Project Description

The AMA adopted policies that address both medical racism and implicit bias and that call on social media companies to address misinformation.

By Sara Heath

– The American Medical Association has adopted policies that take yet another hard stance against medical racism. The policies set to guide healthcare organizations in tamping down on discrimination, bias and abuse, and prejudice or microaggressions, the organization announced at its Special Meeting of the AMA House of Delegates.

AMA said healthcare organizations should create policies that would facilitate openness, inclusion, and diversity. Additionally, individual organizational policies should address incidents of racism in medicine.

That will include clearly defining racism or implicit bias in medicine and making those policies clear to all staff and patients. Organizations should also define its own practice or hospital commitment to anti-racism in medicine, establish cultural competency and anti-racism training for staff, and create a formal protocol for both reporting and corrective action in incidents of medical racism.

“Systemic racism in medicine is the most serious barrier to the advancement of health equity and appropriate medical care,” Willarda V. Edwards, MD, MBA, an AMA board member, said in a statement. “Today’s actions by the House of Delegates will inform the AMA’s active work to proactively identify, prevent, and eliminate racism and will help the AMA guide health care organizations in efforts to adopt workplace policies that promote positive cultural transformation and address the root cause of racial health inequities.”
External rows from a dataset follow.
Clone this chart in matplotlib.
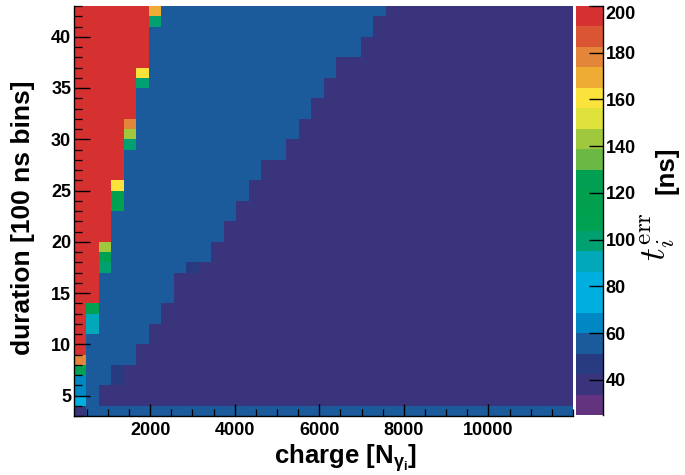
import numpy as np
import matplotlib
matplotlib.use("Agg")
import matplotlib.pyplot as plt
from matplotlib.colors import ListedColormap, BoundaryNorm
from matplotlib.ticker import MultipleLocator

# ---------------- data ----------------
charge_min, charge_max, n_charge_bins = 200, 12000, 40
duration_min, duration_max = 3, 43          # 40 bins of 1 (x100 ns)

# value levels (t_err in ns)
t_saturated = 196   # red, top of scale
t_mid = 55          # blue band
t_low = 38          # dark purple plateau

# per duration row (3..42): number of leading saturated charge bins
red_bins = [0] * 6 + [1] * 5 + [2] * 6 + [3] * 6 + [4] * 6 + [5] * 5 + [6] * 6
# per duration row: first charge bin belonging to the low plateau
plateau_start = [40, 2, 2, 4, 4, 5, 5, 6, 6, 7, 7, 8, 8, 8, 10, 11, 11, 12, 12,
                 13, 13, 14, 14, 15, 15, 17, 17, 18, 18, 19, 19, 20, 20, 21, 21,
                 23, 23, 24, 24, 25]
# individual cells: (charge bin, duration row, value)
cell_bin = [0, 0, 0, 0, 0, 0, 1, 1, 1, 2, 2, 2, 3, 3, 3, 3, 3, 9, 4, 4, 4, 5, 5, 6, 6]
cell_row = [0, 1, 2, 3, 4, 5, 8, 9, 10, 14, 15, 16, 20, 21, 22, 3, 4, 14, 26, 27, 28, 32, 33, 38, 39]
cell_val = [38, 73, 64, 64, 112, 178, 91, 91, 112, 99, 112, 143, 108, 117, 161, 47, 47, 47,
            99, 143, 178, 99, 161, 99, 169]

# colour palette levels (20 contours from 25 to 200)
z_min, z_max, n_levels = 25, 200, 20
palette = ['#62347f', '#39347c', '#283b80', '#1b5a9b', '#0088c4', '#00aee0',
           '#00aedf', '#00a8b9', '#00a070', '#00a150', '#00a04e', '#009f52',
           '#6cb845', '#a0c83d', '#e0e23c', '#fbe33b', '#eeac35', '#e4863a',
           '#da5533', '#d63131']

xticks = [2000, 4000, 6000, 8000, 10000]
yticks = [5, 10, 15, 20, 25, 30, 35, 40]
zticks = [40, 60, 80, 100, 120, 140, 160, 180, 200]

# ---------------- build histogram ----------------
n_rows = duration_max - duration_min
Z = np.full((n_rows, n_charge_bins), float(t_mid))
for r in range(n_rows):
    Z[r, :red_bins[r]] = t_saturated
    Z[r, plateau_start[r]:] = t_low
for b, r, v in zip(cell_bin, cell_row, cell_val):
    Z[r, b] = v

charge_edges = np.linspace(charge_min, charge_max, n_charge_bins + 1)
duration_edges = np.arange(duration_min, duration_max + 1)

# ---------------- figure ----------------
plt.rcParams['font.family'] = ['Liberation Sans', 'DejaVu Sans']
plt.rcParams['font.weight'] = 'bold'

W, H = 685, 475
fig = plt.figure(figsize=(W / 100, H / 100), dpi=100)
ax = fig.add_axes([74 / W, 1 - 416 / H, (573 - 74) / W, (416 - 6) / H])
cax = fig.add_axes([576 / W, 1 - 415 / H, 27 / W, (415 - 6) / H])

cmap = ListedColormap(palette)
norm = BoundaryNorm(np.linspace(z_min, z_max, n_levels + 1), cmap.N)
mesh = ax.pcolormesh(charge_edges, duration_edges, Z, cmap=cmap, norm=norm,
                     edgecolors='face', linewidth=0.0)

ax.set_xlim(charge_min, charge_max)
ax.set_ylim(duration_min, duration_max)
ax.set_xticks(xticks)
ax.set_yticks(yticks)
ax.xaxis.set_minor_locator(MultipleLocator(500))
ax.yaxis.set_minor_locator(MultipleLocator(1))
ax.tick_params(axis='x', which='major', direction='in', length=8.6, width=1.0,
               labelsize=13, pad=4.5)
ax.tick_params(axis='x', which='minor', direction='in', length=4.8, width=0.9)
ax.tick_params(axis='y', which='major', direction='in', length=11.5, width=1.0,
               labelsize=13, pad=2)
ax.tick_params(axis='y', which='minor', direction='in', length=5.5, width=0.9)
ax.tick_params(top=False, right=False, which='both')
for lab in ax.get_xticklabels() + ax.get_yticklabels():
    lab.set_fontweight('bold')
ax.spines['top'].set_visible(False)
ax.spines['right'].set_visible(False)
ax.spines['left'].set_linewidth(1.0)
ax.spines['bottom'].set_linewidth(1.0)

cbar = fig.colorbar(mesh, cax=cax, ticks=zticks)
cbar.outline.set_visible(False)
cax.spines['right'].set_visible(True)
cax.spines['right'].set_linewidth(1.0)
cbar.minorticks_off()
cax.tick_params(direction='in', length=10, width=1.0, labelsize=13, pad=2)
cax.set_yticklabels([str(t) for t in zticks], fontweight='bold')
top_lab = cax.get_yticklabels()[-1]
top_lab.set_va('top')

fig.text(346 / W, 1 - 463 / H, r"charge [N$_{\mathregular{\gamma_{i}}}$]",
         ha='center', va='baseline', fontsize=18.5, fontweight='bold')
fig.text(23 / W, 1 - 218 / H, "duration [100 ns bins]", rotation=90,
         ha='center', va='center', fontsize=19, fontweight='bold')
fig.text(658 / W, 1 - 237 / H, r"$t_{i}^{\rm err}$", rotation=90, ha='center',
         va='center', fontsize=26, math_fontfamily='cm')
fig.text(666 / W, 1 - 170 / H, "[ns]", rotation=90, ha='center', va='center',
         fontsize=18.5, fontweight='bold')

fig.savefig("out.png", dpi=100)
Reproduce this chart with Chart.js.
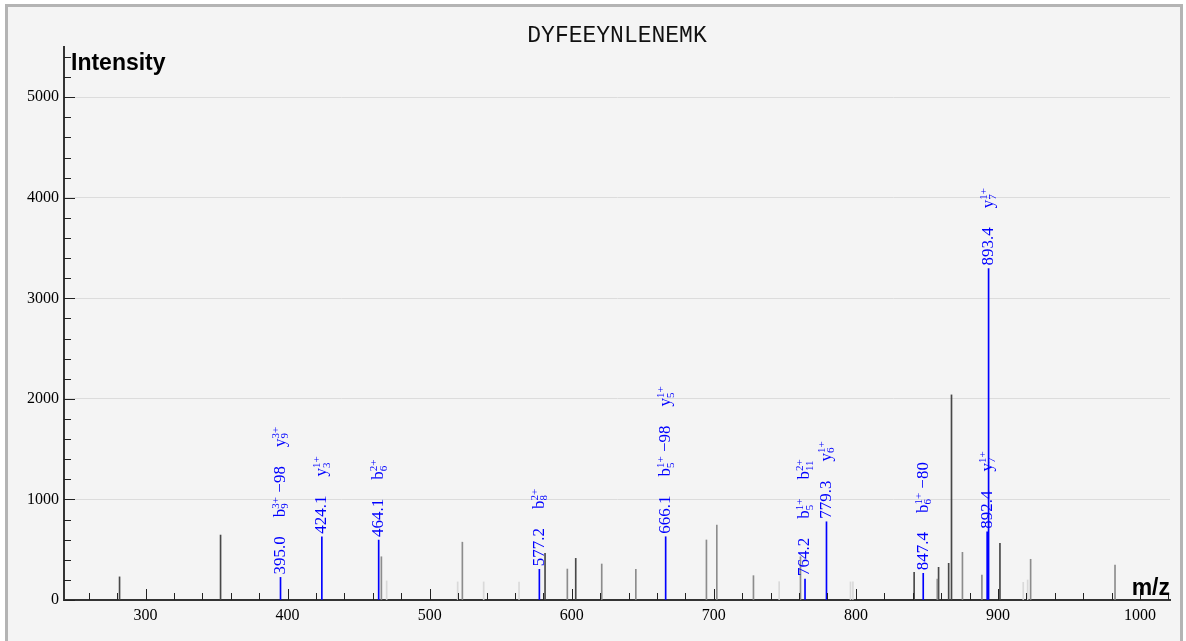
<!DOCTYPE html>
<html>
<head>
<meta charset="utf-8">
<script src="https://cdn.jsdelivr.net/npm/chart.js@4.4.1/dist/chart.umd.min.js"></script>
<style>
  html, body { margin: 0; padding: 0; background: #fff; }
  #frame { position: absolute; left: 5px; top: 4px; width: 1172px; height: 634px; border: 3px solid #b4b4b4; background: #f4f4f4; }
  #spectrum { position: absolute; left: 0; top: 0; }
</style>
</head>
<body>
<div id="frame"></div>
<canvas id="spectrum" width="1186" height="641"></canvas>
<script>
const peptide = "DYFEEYNLENEMK";

// unmatched peaks, dark
const darkMz  = [281.7, 352.8, 581.2, 602.8, 841.0, 858.2, 865.3, 867.3, 901.4];
const darkInt = [230, 646, 465, 414, 275, 325, 365, 2040, 563];

// unmatched peaks, medium
const midMz  = [466.0, 523.0, 596.9, 621.1, 645.1, 694.8, 702.1, 727.9, 761.0, 857.3, 875.0, 888.7, 923.0, 982.4];
const midInt = [430, 575, 308, 358, 305, 597, 745, 242, 430, 208, 474, 248, 405, 348];

// faint peaks
const lightMz  = [469.7, 519.7, 538.0, 562.9, 746.0, 796.2, 797.9, 917.8, 920.9];
const lightInt = [190, 180, 180, 178, 182, 180, 180, 176, 199];

// matched (annotated) peaks
const matchedMz  = [395.0, 424.1, 464.1, 577.2, 666.1, 764.2, 779.3, 847.4, 892.4, 893.4];
const matchedInt = [225, 629, 596, 305, 629, 209, 778, 265, 679, 3297];
const matchedIons = [
    ["b_9^3+ \u221298", "y_9^3+"],
    ["y_3^1+"],
    ["b_6^2+"],
    ["b_8^2+"],
    ["b_5^1+ \u221298", "y_5^1+"],
    ["b_5^1+", "b_11^2+"],
    ["y_6^1+"],
    ["b_6^1+ \u221280"],
    ["y_7^1+"],
    ["y_7^1+"]
];

const xMin = 242.6, xMax = 1021.1;
const yMax = 5500;

function pts(mz, inten) {
    return mz.map((m, i) => ({ x: m, y: inten[i] }));
}

const serif = '"Liberation Serif", "Times New Roman", serif';
const sans = '"Liberation Sans", Arial, sans-serif';

const spectrumDecor = {
    id: 'spectrumDecor',
    afterDraw(chart) {
        const { ctx, chartArea, scales: { x, y } } = chart;
        ctx.save();

        // ticks pointing into the plot
        ctx.strokeStyle = '#222';
        ctx.lineWidth = 1;
        ctx.beginPath();
        for (let v = Math.ceil(xMin / 20) * 20; v <= xMax; v += 20) {
            const px = Math.round(x.getPixelForValue(v)) + 0.5;
            const len = v % 100 === 0 ? 11 : 7;
            ctx.moveTo(px, chartArea.bottom);
            ctx.lineTo(px, chartArea.bottom - len);
        }
        for (let v = 0; v <= yMax; v += 200) {
            const py = Math.round(y.getPixelForValue(v)) + 0.5;
            const len = v % 1000 === 0 ? 11 : 7;
            ctx.moveTo(chartArea.left, py);
            ctx.lineTo(chartArea.left + len, py);
        }
        ctx.stroke();

        // title + axis names
        ctx.fillStyle = '#111';
        ctx.textBaseline = 'alphabetic';
        ctx.textAlign = 'center';
        ctx.font = '23px "Liberation Mono", "Courier New", monospace';
        ctx.fillText(peptide, (chartArea.left + chartArea.right) / 2, chartArea.top - 5);

        ctx.fillStyle = '#000';
        ctx.font = 'bold 23px ' + sans;
        ctx.textAlign = 'left';
        ctx.fillText('Intensity', chartArea.left + 7, chartArea.top + 23);
        ctx.textAlign = 'right';
        ctx.fillText('m/z', chartArea.right, chartArea.bottom - 5);

        // peak annotations, rotated
        ctx.fillStyle = '#0000ff';
        ctx.textBaseline = 'middle';
        ctx.textAlign = 'left';
        matchedMz.forEach((mz, i) => {
            const px = x.getPixelForValue(mz);
            const py = y.getPixelForValue(matchedInt[i]);
            ctx.save();
            ctx.translate(px, py - 3);
            ctx.rotate(-Math.PI / 2);
            let pos = 0;
            const num = mz.toFixed(1);
            ctx.font = '17px ' + serif;
            ctx.fillText(num, pos, 0);
            pos += ctx.measureText(num).width + 19;
            matchedIons[i].forEach(ion => {
                const m = ion.match(/^([a-z])_(\d+)\^(\d\+)(.*)$/);
                ctx.font = '17px ' + serif;
                ctx.fillText(m[1], pos, 0);
                pos += ctx.measureText(m[1]).width;
                ctx.font = '11px ' + serif;
                ctx.fillText(m[3], pos, -4.5);
                ctx.fillText(m[2], pos, 5);
                pos += Math.max(ctx.measureText(m[2]).width, ctx.measureText(m[3]).width);
                if (m[4]) {
                    ctx.font = '17px ' + serif;
                    ctx.fillText(m[4], pos, 0);
                    pos += ctx.measureText(m[4]).width;
                }
                pos += 19;
            });
            ctx.restore();
        });
        ctx.restore();
    }
};

const isMultiple = (v, step) => Math.abs(v / step - Math.round(v / step)) < 1e-6;

new Chart(document.getElementById('spectrum'), {
    type: 'bar',
    data: {
        datasets: [
            { data: pts(lightMz, lightInt), backgroundColor: '#d9d9d9' },
            { data: pts(midMz, midInt), backgroundColor: '#8c8c8c' },
            { data: pts(darkMz, darkInt), backgroundColor: '#484848' },
            { data: pts(matchedMz, matchedInt), backgroundColor: '#0000ff' }
        ]
    },
    options: {
        responsive: false,
        animation: false,
        layout: { padding: { top: 47, right: 16, bottom: 0, left: 0 } },
        datasets: { bar: { barThickness: 1, grouped: false, borderWidth: 0 } },
        plugins: {
            legend: { display: false },
            tooltip: { enabled: false },
            title: { display: false }
        },
        scales: {
            x: {
                type: 'linear',
                min: xMin,
                max: xMax,
                offset: false,
                afterFit(scale) { scale.height = 41; },
                grid: { offset: false, color: 'transparent', drawTicks: false },
                border: { color: '#333', width: 2 },
                ticks: {
                    stepSize: 20,
                    autoSkip: false,
                    maxRotation: 0,
                    padding: 6,
                    color: '#000',
                    font: { family: serif, size: 16 },
                    callback: v => isMultiple(v, 100) ? String(v) : ''
                }
            },
            y: {
                min: 0,
                max: yMax,
                afterFit(scale) { scale.width = 64; },
                grid: {
                    drawTicks: false,
                    color: c => (c.tick && c.tick.value > 0 && isMultiple(c.tick.value, 1000)) ? '#dcdcdc' : 'transparent'
                },
                border: { color: '#333', width: 2 },
                ticks: {
                    stepSize: 200,
                    autoSkip: false,
                    padding: 5,
                    color: '#000',
                    font: { family: serif, size: 16 },
                    callback: v => isMultiple(v, 1000) ? String(v) : ''
                }
            }
        }
    },
    plugins: [spectrumDecor]
});
</script>
</body>
</html>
More specifically, healthcare organizations need to determine to whom these policies apply: staff, clinicians, patients, contractors, vendors, or others who might be associated with the provider. Additionally, organizations should define certain behaviors that constitute racism or discrimination in healthcare, specific action steps for those experiencing discrimination, and create policies for investigating and acting upon situations of discrimination. This process should be private, AMA said.

The physician group also said healthcare organizations need to take every complaint seriously and act upon them immediately, all the while ensuring complainants have a comfortable work environment. All affected parties need to be notified of an organization’s ultimate decision in enforcing an incident of discrimination, AMA added.

Finally, healthcare organizations need to outline expectations and requirements for implicit bias, cultural competency, and anti-racism and anti-discrimination training.

These policies come as the AMA doubles down on its commitments to anti-racism in medicine. In the past year, the trade organization has asserted discrimination has no place in medicine, with AMA most recently recanting its own racist missteps throughout organization history.

This also comes following the resignation of Journal of the American Medical Association’s editor in chief, under whose watch a tweet and a podcast episode questioning the existence of institutional racism in medicine went live.

In addition to new policies regarding structural racism in medicine, AMA also made statements about misinformation on social media websites, particularly urging leadership on those websites to crack down on the spread of false medical information. This comes after data revealed Facebook misinformation spread quickly during the COVID-19 pandemic, which may have carried with it negative public health implications.

“With more and more patients relying on social media for information – including medical information – dangerous misinformation about vaccines and public health issues poses a serious risk to patient health,” Sandra Adamson Fryhofer, MD, AMA trustee, said in a separate statement.

During discussions among the House of Delegates, AMA representatives reported the time they spend with patients to debunk misinformation. Although patient education is a key part of a provider’s job, it is not beyond the scope of imagination that blatant misinformation should be erased from public websites.

“We strongly urge social media companies to further bolster their content moderation of medical and public health information, including enhanced content monitoring, augmentation of recommendation engines focused on false information, and stronger integration of verified health information,” Fryhofer said.